U.S. protests intercept of Navy jet by Chinese warplane
WASHINGTON (Reuters) - The United States charged on Friday that a Chinese fighter pilot conducted a "dangerous intercept" of a Navy patrol plane in international air space this week, flying a few yards (meters) from the U.S. jet and performing acrobatic maneuvers around it.
Rear Admiral John Kirby, the Pentagon press secretary, said the United States lodged a formal diplomatic protest with Beijing over the incident, which took place on Tuesday 135 miles (215 km) east of Hainan Island, site of a sensitive Chinese submarine base.
Kirby said the Chinese fighter jet made several passes at the P-8 Poseidon anti-submarine and reconnaissance plane, crossing over and under it. At one point, the jet flew wingtip-to-wingtip about 10 yards (9 meters) from the Poseidon, then performed a barrel roll over the top of it, he said.
"The Chinese jet also passed the nose of the P-8 at 90 degrees with its belly toward the P-8 Poseidon, we believe to make a point of showing its weapons load," Kirby said.
"This kind of behavior not only is unprofessional, it's unsafe," he said. "And it is certainly not in keeping with the kind of military-to-military ... relations that we'd like to have with China."
In April 2001, a similar aggressive intercept of U.S. EP-3E spy plane by a Chinese F-8 fighter in the same area resulted in a collision that killed the Chinese pilot and forced the American plane to make an emergency landing at a base on Hainan.
The 24 U.S. air crew members were held for 11 days until Washington apologized for the incident, which soured U.S.-Chinese relations in the early days of President George W. Bush's first administration.
The Obama administration condemned the latest incident, with Deputy National Security Adviser Ben Rhodes calling it a "deeply concerning provocation."
"What we've encouraged is constructive military-to-military ties with China and this type of action ... clearly violates the spirit of that engagement, and we've made our concerns known directly to Beijing," he said.
The U.S. and Chinese militaries have boosted their contacts in recent years amid recognition that as China's economic interests continue to expand it will play a bigger security role in the world and have more interactions with the U.S. military.
Chinese ships recently participated for the first time in the U.S.-sponsored Rim of the Pacific naval exercises, the world's largest. U.S. officials say they hope the increasing contacts will help avoid misunderstandings as they operate in closer proximity to each other.
But even as U.S. and Chinese military contacts have expanded, tensions between China and its neighbors, some of them U.S. treaty allies, have heightened over competing territorial claims in the South China and East China seas.

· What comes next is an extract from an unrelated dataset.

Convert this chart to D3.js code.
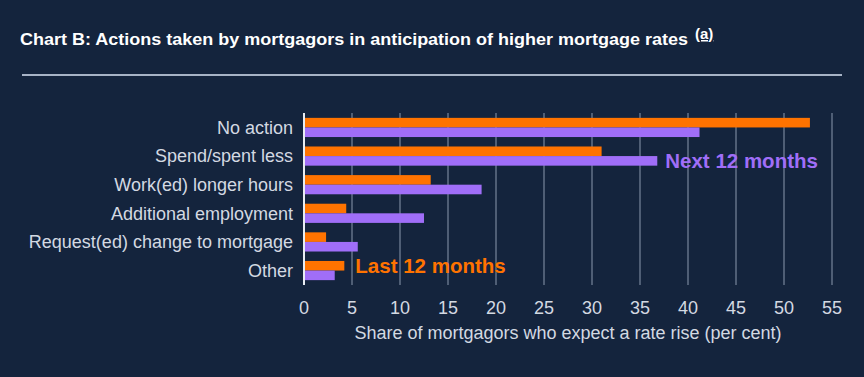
<!DOCTYPE html>
<html lang="en">
<head>
    <meta charset="UTF-8">
    <script src="https://d3js.org/d3.v7.min.js"></script>
    <style>
        body { margin: 0; background: #14243d; }
        svg { display: block; font-family: "Liberation Sans", Arial, sans-serif; }
    </style>
</head>
<body>
    <div id="chart"></div>
    <script>
        // data
        const categories = ["No action", "Spend/spent less", "Work(ed) longer hours",
            "Additional employment", "Request(ed) change to mortgage", "Other"];
        const last12 = [52.7, 31.0, 13.2, 4.4, 2.3, 4.2];
        const next12 = [41.2, 36.8, 18.5, 12.5, 5.6, 3.2];
        const xTicks = [0, 5, 10, 15, 20, 25, 30, 35, 40, 45, 50, 55];

        const W = 864, H = 377;
        const svg = d3.select("#chart").append("svg")
            .attr("width", W).attr("height", H);

        svg.append("rect").attr("width", W).attr("height", H).attr("fill", "#14243d");

        // title
        const title = svg.append("text")
            .attr("x", 20).attr("y", 45)
            .attr("fill", "#ffffff")
            .attr("font-weight", "bold")
            .attr("font-size", "17px");
        title.append("tspan")
            .attr("textLength", 668).attr("lengthAdjust", "spacingAndGlyphs")
            .text("Chart B: Actions taken by mortgagors in anticipation of higher mortgage rates");
        svg.append("text")
            .attr("x", 695).attr("y", 39)
            .attr("fill", "#ffffff")
            .attr("font-weight", "bold")
            .attr("font-size", "15px")
            .attr("text-decoration", "underline")
            .text("(a)");

        svg.append("line")
            .attr("x1", 22).attr("x2", 842).attr("y1", 75).attr("y2", 75)
            .attr("stroke", "#a7b3c6").attr("stroke-width", 2);

        // scales
        const x = d3.scaleLinear().domain([0, 55]).range([304, 832]);
        const y = d3.scaleBand().domain(categories).range([113, 285])
            .paddingInner(0.33).paddingOuter(0.17);
        const sub = d3.scaleBand().domain(["last", "next"]).range([0, y.bandwidth()]);

        // grid
        svg.append("g").selectAll("line")
            .data(xTicks.slice(1))
            .join("line")
            .attr("x1", d => x(d)).attr("x2", d => x(d))
            .attr("y1", 113).attr("y2", 285)
            .attr("stroke", "#8a98ae").attr("stroke-width", 1);

        // bars
        const rows = categories.map((c, i) => ({ c, last: last12[i], next: next12[i] }));
        const g = svg.append("g");
        g.selectAll(".bar-last").data(rows).join("rect")
            .attr("x", x(0))
            .attr("y", d => y(d.c) + sub("last"))
            .attr("width", d => x(d.last) - x(0))
            .attr("height", sub.bandwidth())
            .attr("fill", "#ff7300");
        g.selectAll(".bar-next").data(rows).join("rect")
            .attr("x", x(0))
            .attr("y", d => y(d.c) + sub("next"))
            .attr("width", d => x(d.next) - x(0))
            .attr("height", sub.bandwidth())
            .attr("fill", "#a06ef8");

        // y axis line + labels
        svg.append("line")
            .attr("x1", x(0)).attr("x2", x(0)).attr("y1", 113).attr("y2", 285)
            .attr("stroke", "#e8ecf2").attr("stroke-width", 2);
        svg.append("g").selectAll("text")
            .data(categories)
            .join("text")
            .attr("x", 293)
            .attr("y", d => y(d) + y.bandwidth() / 2)
            .attr("dy", "0.35em")
            .attr("text-anchor", "end")
            .attr("fill", "#d3d9e2")
            .attr("font-size", "18px")
            .text(d => d);

        // x tick labels
        svg.append("g").selectAll("text")
            .data(xTicks)
            .join("text")
            .attr("x", d => x(d))
            .attr("y", 314)
            .attr("text-anchor", "middle")
            .attr("fill", "#d3d9e2")
            .attr("font-size", "18px")
            .text(d => d);

        svg.append("text")
            .attr("x", 568).attr("y", 339)
            .attr("text-anchor", "middle")
            .attr("fill", "#d3d9e2")
            .attr("font-size", "18px")
            .text("Share of mortgagors who expect a rate rise (per cent)");

        // series labels
        svg.append("text")
            .attr("x", x(next12[1]) + 8)
            .attr("y", y(categories[1]) + sub("next") + sub.bandwidth() / 2)
            .attr("dy", "0.35em")
            .attr("fill", "#a06ef8")
            .attr("font-weight", "bold")
            .attr("font-size", "20.5px")
            .text("Next 12 months");
        svg.append("text")
            .attr("x", x(last12[5]) + 11)
            .attr("y", y(categories[5]) + sub("last") + sub.bandwidth() / 2)
            .attr("dy", "0.35em")
            .attr("fill", "#ff7300")
            .attr("font-weight", "bold")
            .attr("font-size", "20.5px")
            .text("Last 12 months");
    </script>
</body>
</html>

China unilaterally imposed an air defense identification zone in the East China Sea last year, requiring aircraft entering the region to report flight plans to Chinese authorities and to reply to identification inquiries. Washington criticized the move and the U.S. military has ignored the requirements.
The United States and China have differing views about the legality of U.S. military overflights in much of the region as a result of China's broad territorial claims and differing interpretations of rights conveyed under the Law of the Sea treaty.